Photo: Jeffrey Greenfield

Right now, there are plenty of reasons for feelings. We’re in the global nightmare of COVID-19, whose fierce and fiery reach has altered all our lives. We must find gratitude for being in good health and compassion for those who’ve lost loved ones. It’s also important to honor our petty emotions, like the burning rage I feel for the “Can you hear me?” guy on every Zoom call.

My feelings are a lot for my family to handle. I almost lost it when I ordered laces for my roller skates and they didn’t match my wheels. I’m embarrassed that I had a meltdown in front of my kid because I could only find one of my favorite nonslip slipper socks. It was all waterworks when I realized I wouldn’t be able to see Flor de Toloache at Sleeping Village, even though I literally have never heard their music and I hate concerts.

Normally, I’d sit in a restaurant with a gal pal and a bottle of wine to discuss tiny daily stresses. Then I’d slip into a Lyft, buzzed on friendship and Cabernet. In the depths of the stay-at-home order, the closest I could get to a Before Times catch-up session was stuffing a hot dog in my mouth hole alone in my car, with the soothing glow of a backlit Vienna Beef sign on my face.
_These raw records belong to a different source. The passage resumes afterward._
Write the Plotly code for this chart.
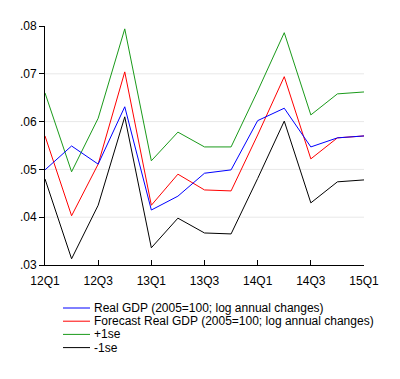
import plotly.graph_objects as go

quarters = ["12Q1", "12Q2", "12Q3", "12Q4", "13Q1", "13Q2", "13Q3", "13Q4",
            "14Q1", "14Q2", "14Q3", "14Q4", "15Q1"]
x_ticks = ["12Q1", "12Q3", "13Q1", "13Q3", "14Q1", "14Q3", "15Q1"]
y_ticks = [0.03, 0.04, 0.05, 0.06, 0.07, 0.08]
y_ticktext = [".03", ".04", ".05", ".06", ".07", ".08"]
grid_vals = [0.04, 0.05, 0.06, 0.07]

real_gdp = [0.0499, 0.0549, 0.0511, 0.0631, 0.0415, 0.0444, 0.0492, 0.0499,
            0.0602, 0.0628, 0.0547, 0.0566, 0.0570]
forecast = [0.0570, 0.0403, 0.0511, 0.0704, 0.0425, 0.0490, 0.0457, 0.0455,
            0.0572, 0.0694, 0.0522, 0.0566, 0.0570]
plus_se = [0.0660, 0.0495, 0.0607, 0.0794, 0.0518, 0.0578, 0.0547, 0.0547,
           0.0664, 0.0786, 0.0614, 0.0658, 0.0662]
minus_se = [0.0480, 0.0313, 0.0425, 0.0610, 0.0336, 0.0398, 0.0367, 0.0365,
            0.0481, 0.0601, 0.0430, 0.0474, 0.0478]

names = ["Real GDP (2005=100; log annual changes)",
         "Forecast Real GDP (2005=100; log annual changes)",
         "+1se", "-1se"]
colors = ["#0000ff", "#ff0000", "#1a9a1a", "#000000"]
series = [real_gdp, forecast, plus_se, minus_se]

fig = go.Figure()
for g in grid_vals:
    fig.add_shape(type="line", xref="paper", yref="y", x0=0, x1=1, y0=g, y1=g,
                  line=dict(color="#e8e8e8", width=1), layer="below")

# draw order: green, black, red, blue on top
for i in [2, 3, 1, 0]:
    fig.add_trace(go.Scatter(x=quarters, y=series[i], mode="lines",
                             name=names[i], line=dict(color=colors[i], width=1),
                             showlegend=False))

# manual legend (compact, like the reference)
PW, PH = 319, 239
leg_y0 = -(308 - 265) / PH
step = 13.2 / PH
for k in range(4):
    yy = leg_y0 - k * step
    fig.add_shape(type="line", xref="paper", yref="paper",
                  x0=(63 - 45) / PW, x1=(90 - 45) / PW, y0=yy, y1=yy,
                  line=dict(color=colors[k], width=1))
    fig.add_annotation(xref="paper", yref="paper", x=(92 - 45) / PW, y=yy,
                       text=names[k], showarrow=False, xanchor="left",
                       yanchor="middle", font=dict(size=12, color="#000"))

fig.update_layout(
    width=400, height=379,
    margin=dict(l=37, r=44, t=18, b=122),
    paper_bgcolor="white", plot_bgcolor="white",
    font=dict(family="Liberation Sans, Arial, sans-serif", size=12, color="#000"),
    xaxis=dict(type="category", categoryorder="array", categoryarray=quarters,
               range=[0, 12], tickvals=x_ticks, ticktext=x_ticks,
               showgrid=False, showline=True, linecolor="#000", linewidth=1,
               ticks="inside", ticklen=5, tickcolor="#000", zeroline=False,
               ticklabelstandoff=5),
    yaxis=dict(range=[0.03, 0.08], tickvals=y_ticks, ticktext=y_ticktext,
               showgrid=False,
               showline=True, linecolor="#000", linewidth=1,
               ticks="outside", ticklen=5, tickcolor="#000", zeroline=False),
)

fig.write_html("out.html")
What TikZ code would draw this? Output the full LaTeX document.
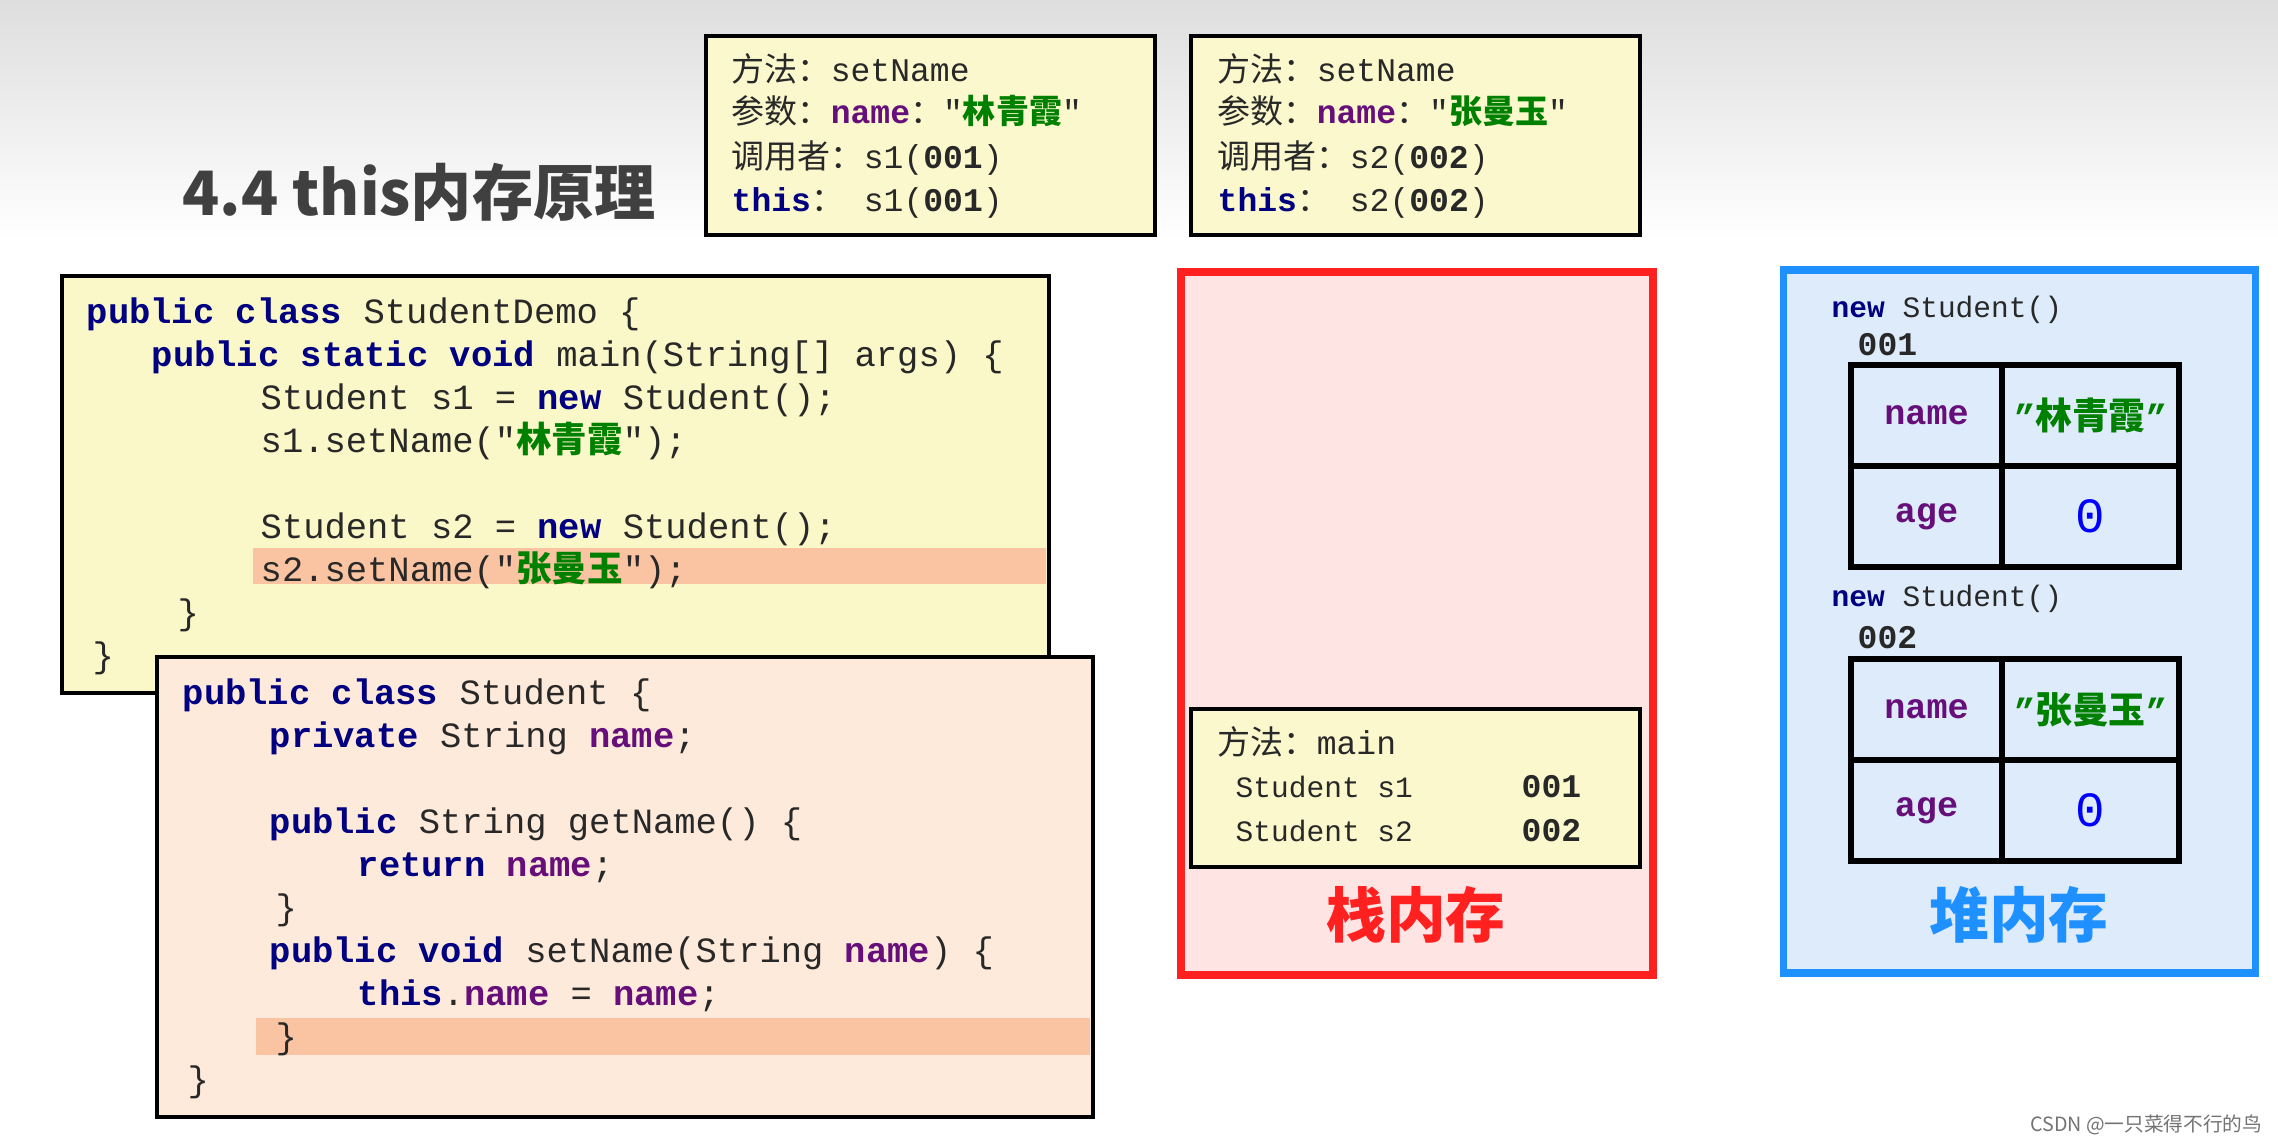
\documentclass[tikz,border=0pt]{standalone}
\usepackage{fontspec}
\setmainfont{Liberation Sans}
\setmonofont{Liberation Mono}
\newfontfamily\cjk{Noto Sans CJK SC}
\usetikzlibrary{positioning}
\definecolor{kwblue}{RGB}{0, 0, 128}
\definecolor{fieldpurple}{RGB}{102, 14, 122}
\definecolor{strgreen}{RGB}{0, 128, 0}
\definecolor{numblue}{RGB}{0, 0, 255}
\definecolor{codegray}{RGB}{40, 40, 40}
\definecolor{titlegray}{RGB}{64, 64, 64}
\definecolor{noteyellow}{RGB}{250, 248, 204}
\definecolor{demoyellow}{RGB}{250, 247, 200}
\definecolor{studentpeach}{RGB}{253, 234, 218}
\definecolor{hlpeach}{RGB}{250, 196, 162}
\definecolor{stackpink}{RGB}{255, 228, 228}
\definecolor{stackred}{RGB}{255, 32, 32}
\definecolor{heapfill}{RGB}{221, 235, 250}
\definecolor{heapblue}{RGB}{30, 144, 255}

\newcommand{\kw}[1]{\textbf{\color{kwblue}#1}}
\newcommand{\fld}[1]{\textbf{\color{fieldpurple}#1}}
\newcommand{\zh}[1]{{\cjk #1}}
\newcommand{\jstr}[1]{\textbf{\color{strgreen}#1}}

\begin{document}
\begin{tikzpicture}[
    note/.style={draw, line width=1.2pt, fill=noteyellow, minimum width=4.49cm,
                 minimum height=1.99cm, inner sep=0, outer sep=0},
    codebox/.style={draw, line width=1pt, inner sep=0, outer sep=0},
    memory/.style={line width=2.2pt, minimum width=4.72cm, minimum height=7.03cm,
                   inner sep=0, outer sep=0},
    codeline/.style={anchor=base west, inner sep=0, text=codegray,
                     font=\ttfamily\fontsize{10.1}{12}\selectfont},
    noteline/.style={anchor=base west, inner sep=0, text=codegray,
                     font=\ttfamily\fontsize{9.4}{11}\selectfont},
    smallline/.style={anchor=base west, inner sep=0, text=codegray,
                      font=\ttfamily\fontsize{8.4}{10}\selectfont},
    keycell/.style={draw, line width=1.8pt, minimum width=1.51cm, minimum height=1.01cm,
                    inner sep=0, outer sep=0, font=\ttfamily\bfseries\fontsize{10}{12}\selectfont,
                    text=fieldpurple},
    valcell/.style={draw, line width=1.8pt, minimum width=1.77cm, minimum height=1.01cm,
                    inner sep=0, outer sep=0},
    bigtitle/.style={inner sep=0, font=\cjk\bfseries\fontsize{17}{20}\selectfont}
]
    \useasboundingbox (0,0) rectangle (22.78,-11.45);
    \fill[white] (0,0) rectangle (22.78,-11.45);
    \fill[top color=black!13, bottom color=white] (0,0) rectangle (22.78,-2.4);

    % ==================== TITLE ====================
    \node[anchor=west, inner sep=0, text=titlegray,
          font=\cjk\bfseries\fontsize{17.4}{20}\selectfont] (title) at (1.82,-1.92)
          {4.4 this内存原理};

    % ==================== SETNAME FRAMES ====================
    \node[note] (callone) at (9.305,-1.355) {};
    \node[noteline] (callone1) at (7.31,-0.81) {\zh{方法：}setName};
    \node[noteline] (callone2) at (7.31,-1.23) {\zh{参数：}\fld{name}\zh{：}"\jstr{\zh{林青霞}}"};
    \node[noteline] (callone3) at (7.31,-1.68) {\zh{调用者：}s1(\textbf{001})};
    \node[noteline] (callone4) at (7.31,-2.11) {\kw{this}\zh{：} s1(\textbf{001})};

    \node[note] (calltwo) at (14.155,-1.355) {};
    \node[noteline] (calltwo1) at (12.17,-0.81) {\zh{方法：}setName};
    \node[noteline] (calltwo2) at (12.17,-1.23) {\zh{参数：}\fld{name}\zh{：}"\jstr{\zh{张曼玉}}"};
    \node[noteline] (calltwo3) at (12.17,-1.68) {\zh{调用者：}s2(\textbf{002})};
    \node[noteline] (calltwo4) at (12.17,-2.11) {\kw{this}\zh{：} s2(\textbf{002})};

    % ==================== STUDENTDEMO CODE ====================
    \node[codebox, fill=demoyellow, minimum width=9.87cm, minimum height=4.17cm]
          (demo) at (5.555,-4.845) {};
    \fill[hlpeach] (2.53,-5.48) rectangle (10.46,-5.84);
    \node[codeline] (demo1) at (0.86,-3.23) {\kw{public class} StudentDemo \{};
    \node[codeline] (demo2) at (1.51,-3.66) {\kw{public static void} main(String[] args) \{};
    \node[codeline] (demo3) at (2.60,-4.09) {Student s1 = \kw{new} Student();};
    \node[codeline] (demo4) at (2.60,-4.52) {s1.setName("\jstr{\zh{林青霞}}");};
    \node[codeline] (demo5) at (2.60,-5.38) {Student s2 = \kw{new} Student();};
    \node[codeline] (demo6) at (2.60,-5.81) {s2.setName("\jstr{\zh{张曼玉}}");};
    \node[codeline] (demo7) at (1.77,-6.24) {\}};
    \node[codeline] (demo8) at (0.92,-6.67) {\}};

    % ==================== STUDENT CODE ====================
    \node[codebox, fill=studentpeach, minimum width=9.36cm, minimum height=4.60cm]
          (student) at (6.25,-8.87) {};
    \fill[hlpeach] (2.56,-10.18) rectangle (10.90,-10.55);
    \node[codeline] (stu1) at (1.82,-7.04) {\kw{public class} Student \{};
    \node[codeline] (stu2) at (2.69,-7.47) {\kw{private} String \fld{name};};
    \node[codeline] (stu3) at (2.69,-8.33) {\kw{public} String getName() \{};
    \node[codeline] (stu4) at (3.57,-8.76) {\kw{return} \fld{name};};
    \node[codeline] (stu5) at (2.75,-9.19) {\}};
    \node[codeline] (stu6) at (2.69,-9.62) {\kw{public void} setName(String \fld{name}) \{};
    \node[codeline] (stu7) at (3.57,-10.05) {\kw{this}.\fld{name} = \fld{name};};
    \node[codeline] (stu8) at (2.75,-10.48) {\}};
    \node[codeline] (stu9) at (1.87,-10.91) {\}};

    % ==================== STACK ====================
    \node[memory, draw=stackred, fill=stackpink] (stack) at (14.17,-6.235) {};
    \node[note, minimum height=1.58cm] (mainframe) at (14.155,-7.88) {};
    \node[noteline] (main1) at (12.17,-7.54) {\zh{方法：}main};
    \node[smallline] (main2) at (12.35,-7.97) {Student s1};
    \node[noteline] (main3) at (15.21,-7.97) {\textbf{001}};
    \node[smallline] (main4) at (12.35,-8.41) {Student s2};
    \node[noteline] (main5) at (15.21,-8.41) {\textbf{002}};
    \node[bigtitle, text=stackred] (stacklabel) at (14.16,-9.15) {栈内存};

    % ==================== HEAP ====================
    \node[memory, draw=heapblue, fill=heapfill] (heap) at (20.195,-6.215) {};
    \node[smallline] (newone) at (18.31,-3.17) {\kw{new} Student()};
    \node[noteline] (addrone) at (18.57,-3.55) {\textbf{001}};
    \node[keycell] (nameone) at (19.265,-4.155) {name};
    \node[valcell] (valone) at (20.905,-4.155)
          {\jstr{\ttfamily ”\zh{\fontsize{10.5}{12}\selectfont 林青霞}”}};
    \node[keycell] (ageone) at (19.265,-5.165) {age};
    \node[valcell] (zeroone) at (20.905,-5.165)
          {\textcolor{numblue}{\ttfamily\fontsize{14}{16}\selectfont 0}};

    \node[smallline] (newtwo) at (18.31,-6.06) {\kw{new} Student()};
    \node[noteline] (addrtwo) at (18.57,-6.48) {\textbf{002}};
    \node[keycell] (nametwo) at (19.265,-7.095) {name};
    \node[valcell] (valtwo) at (20.905,-7.095)
          {\jstr{\ttfamily ”\zh{\fontsize{10.5}{12}\selectfont 张曼玉}”}};
    \node[keycell] (agetwo) at (19.265,-8.105) {age};
    \node[valcell] (zerotwo) at (20.905,-8.105)
          {\textcolor{numblue}{\ttfamily\fontsize{14}{16}\selectfont 0}};
    \node[bigtitle, text=heapblue] (heaplabel) at (20.19,-9.15) {堆内存};

    % watermark
    \node[anchor=east, inner sep=0, text=black!55, font=\cjk\fontsize{5.6}{6}\selectfont]
          (mark) at (22.63,-11.25) {CSDN @一只菜得不行的鸟};
\end{tikzpicture}
\end{document}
My choice spot is 35th Street Red Hots, located across from I’ll Always Call It Comiskey Until I Die Park. For those of us who remember sports, it’s a good trigger to lift the dam and let the emotional river of pain flow. There’s a large enough parking lot to easily find a private place to mourn. Once in my car, I like to take a second to feel the steaming hot bag on my lap and the despair in my heart before I shame-eat a double dog smothered with cheese fries. Every snappy, beefy bite makes me feel alive! As I wipe my face with an old CVS receipt, joy and sodium pulse through my veins. I turn the car key, rev the engine, and crank up Pat Benatar’s “Love Is a Battlefield,” ready to face whatever comes my way.